# [WHAT NEEDS TO BE DONE]
Everything in the data should be repeated exactly, save for the images.

# [COLLECTED DATA]
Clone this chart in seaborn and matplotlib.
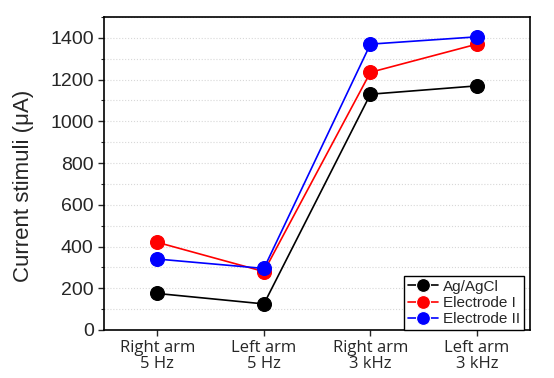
import matplotlib.pyplot as plt
import pandas as pd
import seaborn as sns

# values
categories = ["Right arm\n5 Hz", "Left arm\n5 Hz", "Right arm\n3 kHz", "Left arm\n3 kHz"]
ag_agcl = [175, 125, 1130, 1170]
electrode_1 = [420, 280, 1235, 1370]
electrode_2 = [340, 295, 1370, 1405]
series_names = ["Ag/AgCl", "Electrode I", "Electrode II"]
colors = ["black", "red", "blue"]

rows = []
for name, vals in zip(series_names, [ag_agcl, electrode_1, electrode_2]):
    for i, v in enumerate(vals):
        rows.append({"pos": i, "current": v, "series": name})
df = pd.DataFrame(rows)

sns.set_style("ticks")
plt.rcParams["font.family"] = ["Liberation Sans", "DejaVu Sans"]

fig = plt.figure(figsize=(5.54, 3.78), dpi=100)
ax = fig.add_axes([0.188, 0.127, 0.769, 0.828])

sns.lineplot(data=df, x="pos", y="current", hue="series", palette=colors,
             marker="o", markersize=10, markeredgewidth=0.8, linewidth=1.2,
             ax=ax, legend=True, zorder=3)
for line, c in zip(ax.lines, colors):
    line.set_markeredgecolor(c)

ax.set_xlim(-0.5, 3.5)
ax.set_ylim(0, 1500)
ax.set_xticks(range(4))
ax.set_xticklabels(categories, family=["Open Sans", "DejaVu Sans"], fontsize=12,
                   linespacing=1.0)
ax.set_yticks(range(0, 1401, 200))
ax.set_yticks(range(0, 1501, 100), minor=True)
ax.tick_params(axis="y", labelsize=14, direction="out", length=4, width=1)
ax.tick_params(axis="y", which="minor", length=2.5, width=0.8)
ax.tick_params(axis="x", direction="out", length=4, width=1)
ax.grid(axis="y", which="both", linestyle=":", color="#d8d8d8", linewidth=0.8, zorder=0)

ax.set_xlabel("")
ax.set_ylabel("Current stimuli (\u03bcA)", fontsize=16)
ax.yaxis.set_label_coords(-0.165, 0.46)
for s in ax.spines.values():
    s.set_linewidth(1.2)
    s.set_color("black")

leg = ax.legend(loc="lower right", fontsize=11, frameon=True, fancybox=False,
                edgecolor="black", facecolor="white", framealpha=1.0,
                borderaxespad=0.0, handlelength=2.0,
                handletextpad=0.3, borderpad=0.25, labelspacing=0.15,
                bbox_to_anchor=(0.985, 0.0))
leg.get_frame().set_linewidth(1.0)

fig.savefig("out.png", dpi=100)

# [SOLUTION TO THE PROBLEM]
Clone this chart in seaborn and matplotlib.
import matplotlib.pyplot as plt
import pandas as pd
import seaborn as sns

# values
categories = ["Right arm\n5 Hz", "Left arm\n5 Hz", "Right arm\n3 kHz", "Left arm\n3 kHz"]
ag_agcl = [175, 125, 1130, 1170]
electrode_1 = [420, 280, 1235, 1370]
electrode_2 = [340, 295, 1370, 1405]
series_names = ["Ag/AgCl", "Electrode I", "Electrode II"]
colors = ["black", "red", "blue"]

rows = []
for name, vals in zip(series_names, [ag_agcl, electrode_1, electrode_2]):
    for i, v in enumerate(vals):
        rows.append({"pos": i, "current": v, "series": name})
df = pd.DataFrame(rows)

sns.set_style("ticks")
plt.rcParams["font.family"] = ["Liberation Sans", "DejaVu Sans"]

fig = plt.figure(figsize=(5.54, 3.78), dpi=100)
ax = fig.add_axes([0.188, 0.127, 0.769, 0.828])

sns.lineplot(data=df, x="pos", y="current", hue="series", palette=colors,
             marker="o", markersize=10, markeredgewidth=0.8, linewidth=1.2,
             ax=ax, legend=True, zorder=3)
for line, c in zip(ax.lines, colors):
    line.set_markeredgecolor(c)

ax.set_xlim(-0.5, 3.5)
ax.set_ylim(0, 1500)
ax.set_xticks(range(4))
ax.set_xticklabels(categories, family=["Open Sans", "DejaVu Sans"], fontsize=12,
                   linespacing=1.0)
ax.set_yticks(range(0, 1401, 200))
ax.set_yticks(range(0, 1501, 100), minor=True)
ax.tick_params(axis="y", labelsize=14, direction="out", length=4, width=1)
ax.tick_params(axis="y", which="minor", length=2.5, width=0.8)
ax.tick_params(axis="x", direction="out", length=4, width=1)
ax.grid(axis="y", which="both", linestyle=":", color="#d8d8d8", linewidth=0.8, zorder=0)

ax.set_xlabel("")
ax.set_ylabel("Current stimuli (\u03bcA)", fontsize=16)
ax.yaxis.set_label_coords(-0.165, 0.46)
for s in ax.spines.values():
    s.set_linewidth(1.2)
    s.set_color("black")

leg = ax.legend(loc="lower right", fontsize=11, frameon=True, fancybox=False,
                edgecolor="black", facecolor="white", framealpha=1.0,
                borderaxespad=0.0, handlelength=2.0,
                handletextpad=0.3, borderpad=0.25, labelspacing=0.15,
                bbox_to_anchor=(0.985, 0.0))
leg.get_frame().set_linewidth(1.0)

fig.savefig("out.png", dpi=100)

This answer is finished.